Hello , I came across this bike this weekend and could not pass it up, I've been able to find very little on the internet so I thought maybe someone here would know. I know they used these for military and civilian use during and after WWII. I would assume they are somewhat rare but would like to know some kind of value to put on it as it wkill be coming up for sale shortly, Thanks....


----------



## 41caddy (Nov 2, 2012)

*Road Puppy*

Pretty neat bikes. I had two of those bikes a few years ago. Both were shipped to Canada. Mine were a bit rough. Each one pulled around $200. Yours is in much better condition. Hope that helps. I beleive I still have an extra rim if needed. Not a lot of info out there on these bikes. Hopefully you have better luck than I did. Good luck, 41caddy


----------



## Ace2014 (Jan 15, 2014)

*Still have the extra rim?*



41caddy said:


> Pretty neat bikes. I had two of those bikes a few years ago. Both were shipped to Canada. Mine were a bit rough. Each one pulled around $200. Yours is in much better condition.

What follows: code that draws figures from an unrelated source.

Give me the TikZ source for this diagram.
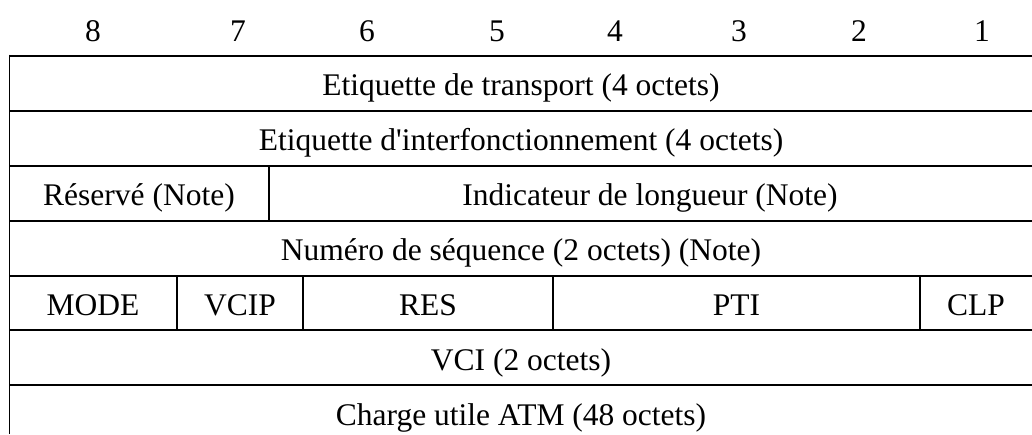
\documentclass[tikz,border=0pt]{standalone}
\usepackage{fontspec}
\setmainfont{Liberation Serif}[Ligatures=TeXOff]
\begin{document}
\begin{tikzpicture}[x=1pt,y=-1pt,
  hline/.style={line width=2pt},
  vline/.style={line width=1.5pt},
  lbl/.style={anchor=base,inner sep=0pt,font=\fontsize{31.5}{36}\selectfont}]
\useasboundingbox (0,0) rectangle (1032,434);
% header numbers
\foreach \n/\x in {8/93,7/238,6/367,5/497,4/615,3/739,2/859,1/982}
  \node[lbl] (b\n) at (\x,41) {\n};
% horizontal lines
\foreach \y in {55.5,110.5,165.5,220.5,275.5,330,385}
  \draw[hline] (9.5,\y) -- (1032,\y);
% left border
\draw[vline] (9.5,54.5) -- (9.5,434);
% inner dividers
\draw[vline] (269,165.5) -- (269,220.5);
\foreach \x in {177,303,553,920}
  \draw[vline] (\x,275.5) -- (\x,330);
% texts
\node[lbl] (r1) at (521,95) {Etiquette de transport (4 octets)};
\node[lbl] (r2) at (521,150) {Etiquette d'interfonctionnement (4 octets)};
\node[lbl] (r3a) at (139,205) {Réservé (Note)};
\node[lbl] (r3b) at (650,205) {Indicateur de longueur (Note)};
\node[lbl] (r4) at (521,260) {Numéro de séquence (2 octets) (Note)};
\node[lbl] (mode) at (93,315) {MODE};
\node[lbl] (vcip) at (240,315) {VCIP};
\node[lbl] (res) at (428,315) {RES};
\node[lbl] (pti) at (736.5,315) {PTI};
\node[lbl] (clp) at (976,315) {CLP};
\node[lbl] (r6) at (521,370) {VCI (2 octets)};
\node[lbl] (r7) at (521,425) {Charge utile ATM (48 octets)};
\end{tikzpicture}
\end{document}
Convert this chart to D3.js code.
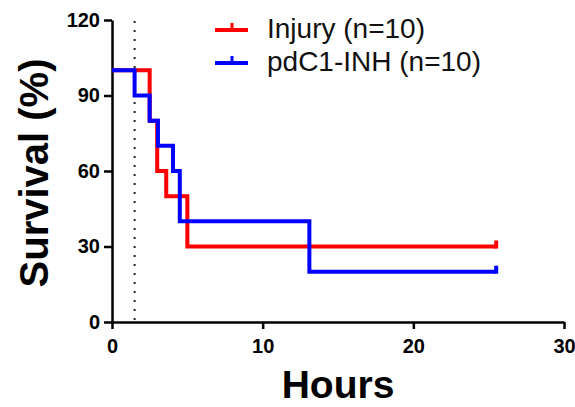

Hope that helps. I beleive I still have an extra rim if needed. Not a lot of info out there on these bikes. Hopefully you have better luck than I did. Good luck, 41caddy




Hello,
Do you still have the extra rim for the Road Puppy?
Many Thanks!


----------



## Ryan Smith (Dec 2, 2016)

What is the manufacturer of these road puppies


----------